I hope that answers your question about what I believe. In the end, the Church is an organic whole composed of many individual believers each having their part as “living stones” in the building of God. Hence, the Church not cease to exist or crumble because of the lapse of one believer, or a group of believers, or with a particular expression of Christianity. I mean lets face it, each particular Christian denomination probably has some history that it might not be proud of. In common, we can say that Church history includes the Crusades as a means of spreading the Gospel. The Church killed Copernicus for his “revolutionary” theory of heliocentricity which we have come to know is true now. That is a blunder that all Christians should not be proud of. It is also true that the Church used to burn heretics, something that we today would be ashamed of. Catholics persecuted Protestants. One can hardly forget the St.
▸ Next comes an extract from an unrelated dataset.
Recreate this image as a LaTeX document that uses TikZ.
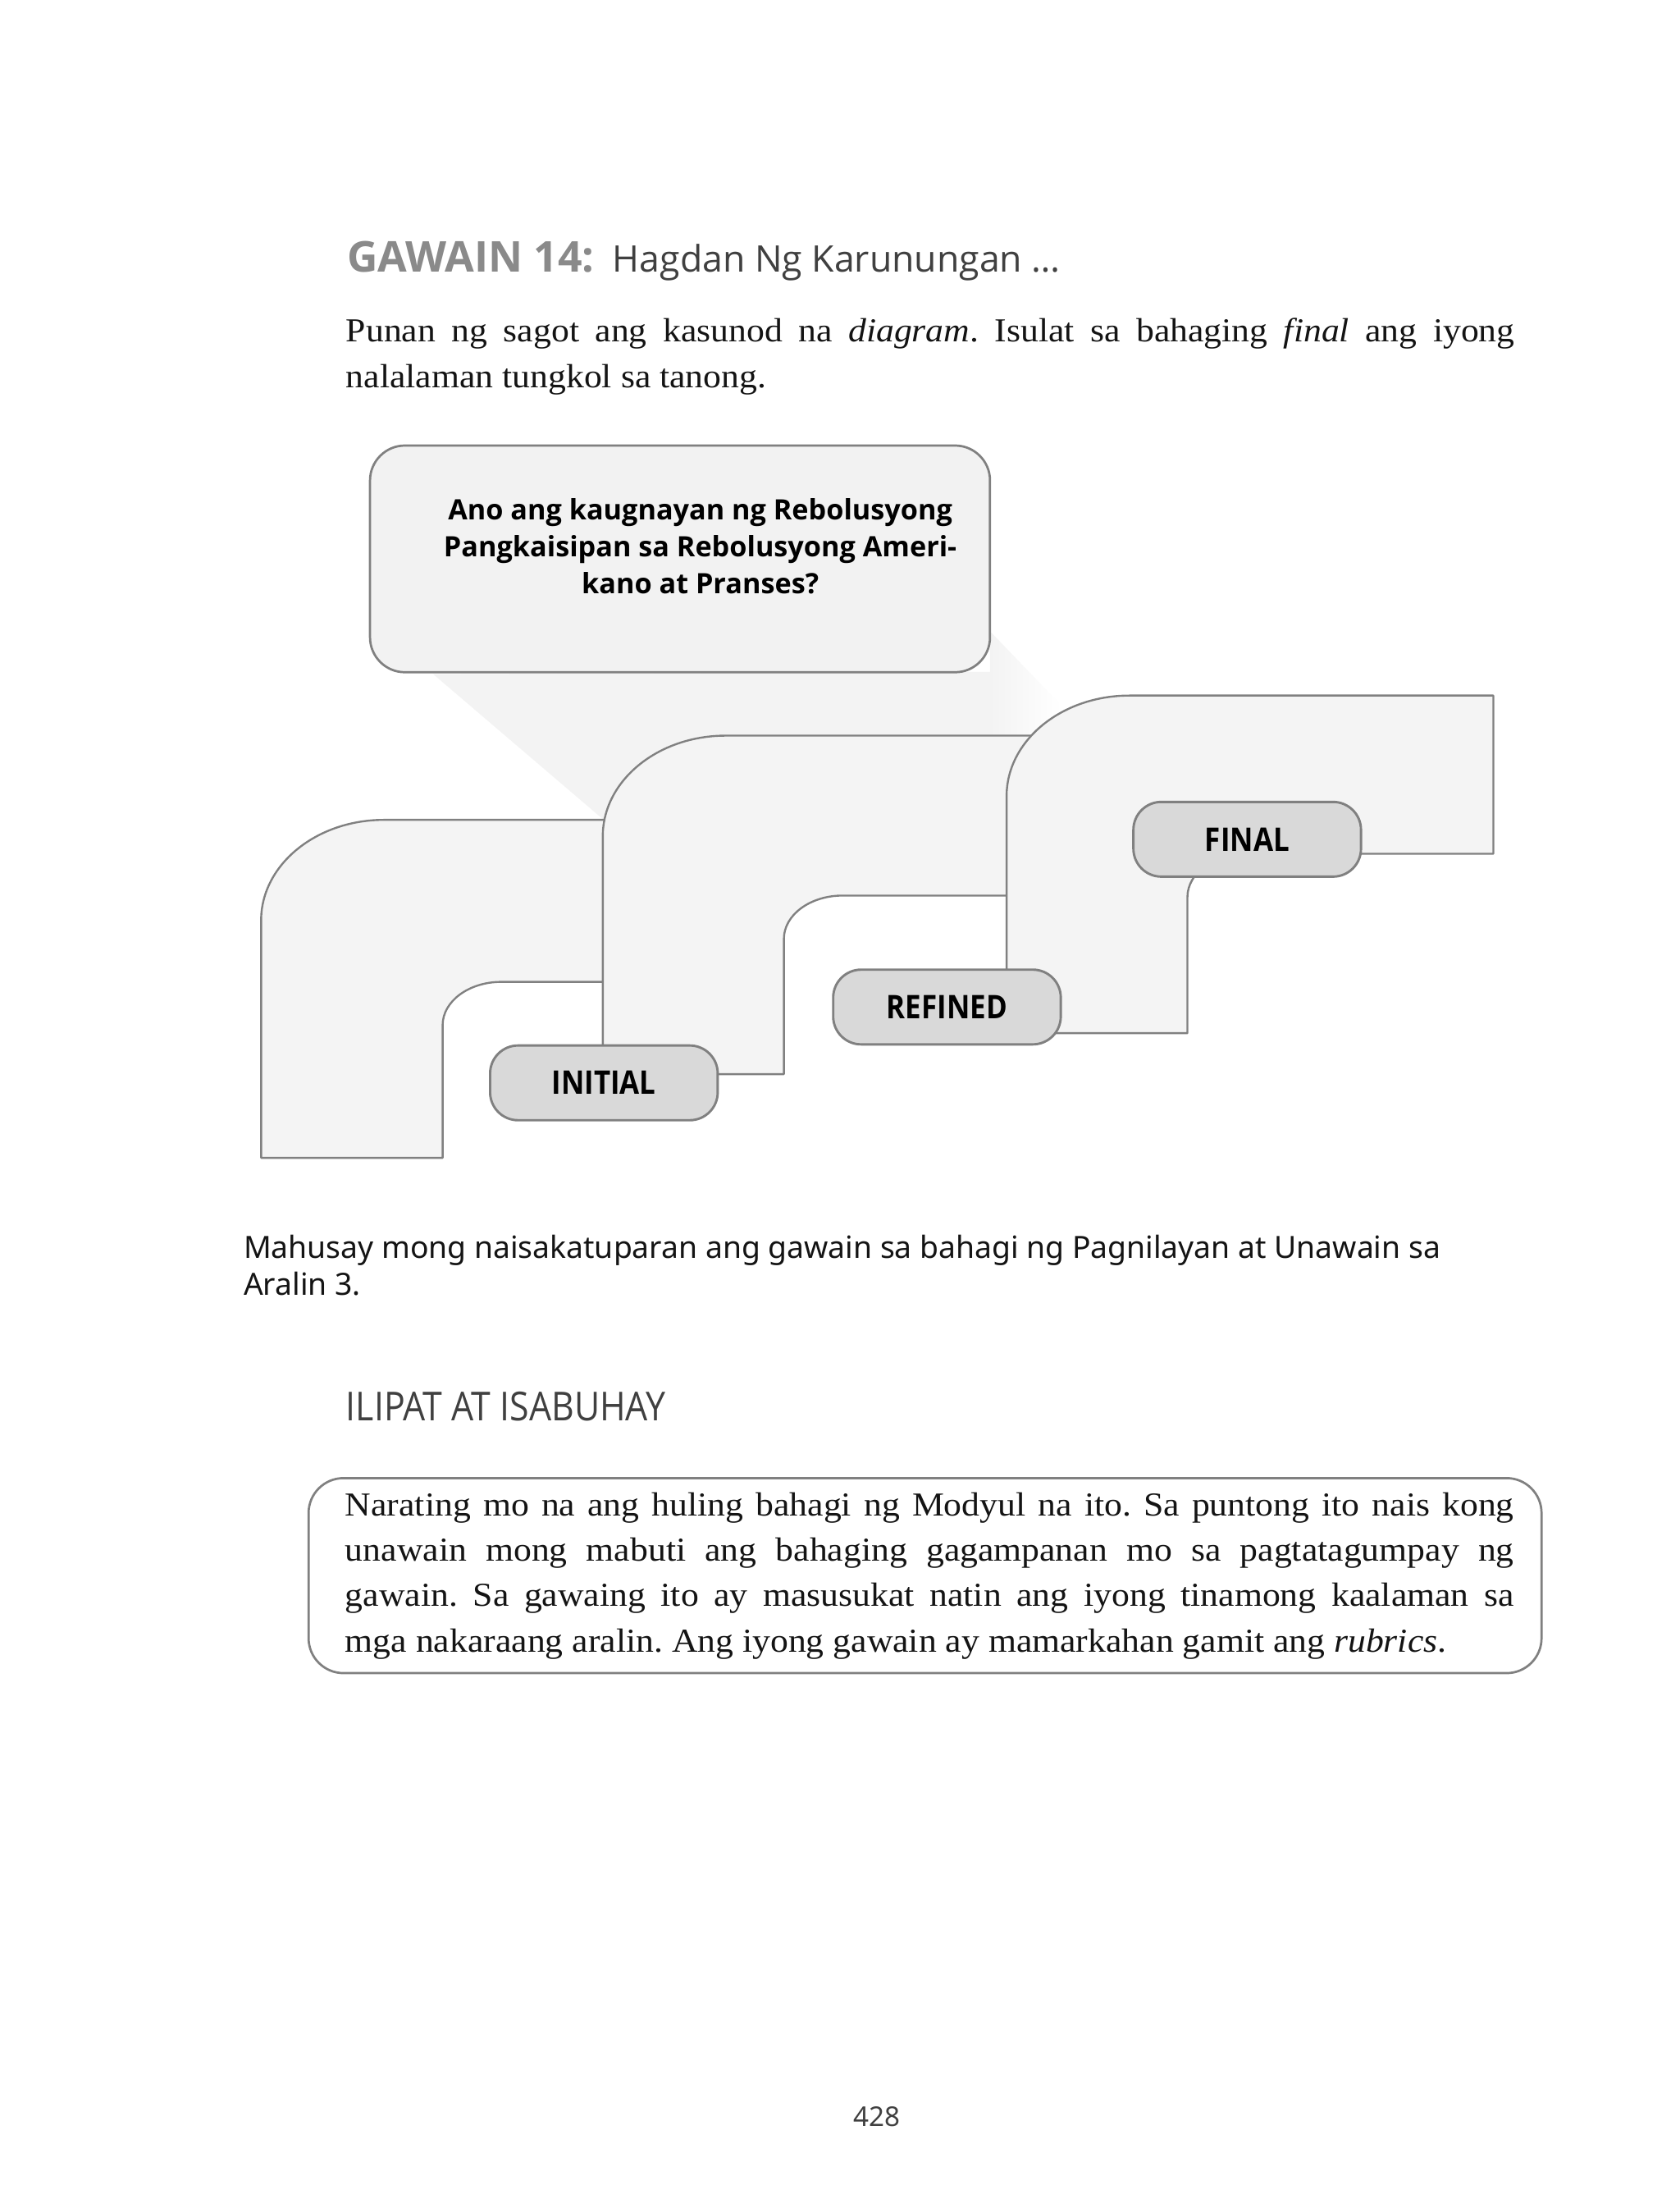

Bartholomew’s day Massacre in which Protestants were viciously murdered in a plot by the Roman Catholic clergy and government. Protestants persecuted Catholics taking land from them, etc… during the Reformation. Catholic and Protestants alike participated in slavery and slave trading. The Papacy refused to condemn Hitler’s actions against the Jews. Roman Catholic priest have been found to sexually molest children. So called “Protestant” Televangelist are a continual embarrassment not only in the Church but to the world. I could certainly go on about both of respective groups’ blunders in history. But the existence of the Church is not conditioned upon the performance of its individual or even group members but upon the promise of God and of Christ : “and the gates of hell shall not prevail against it.”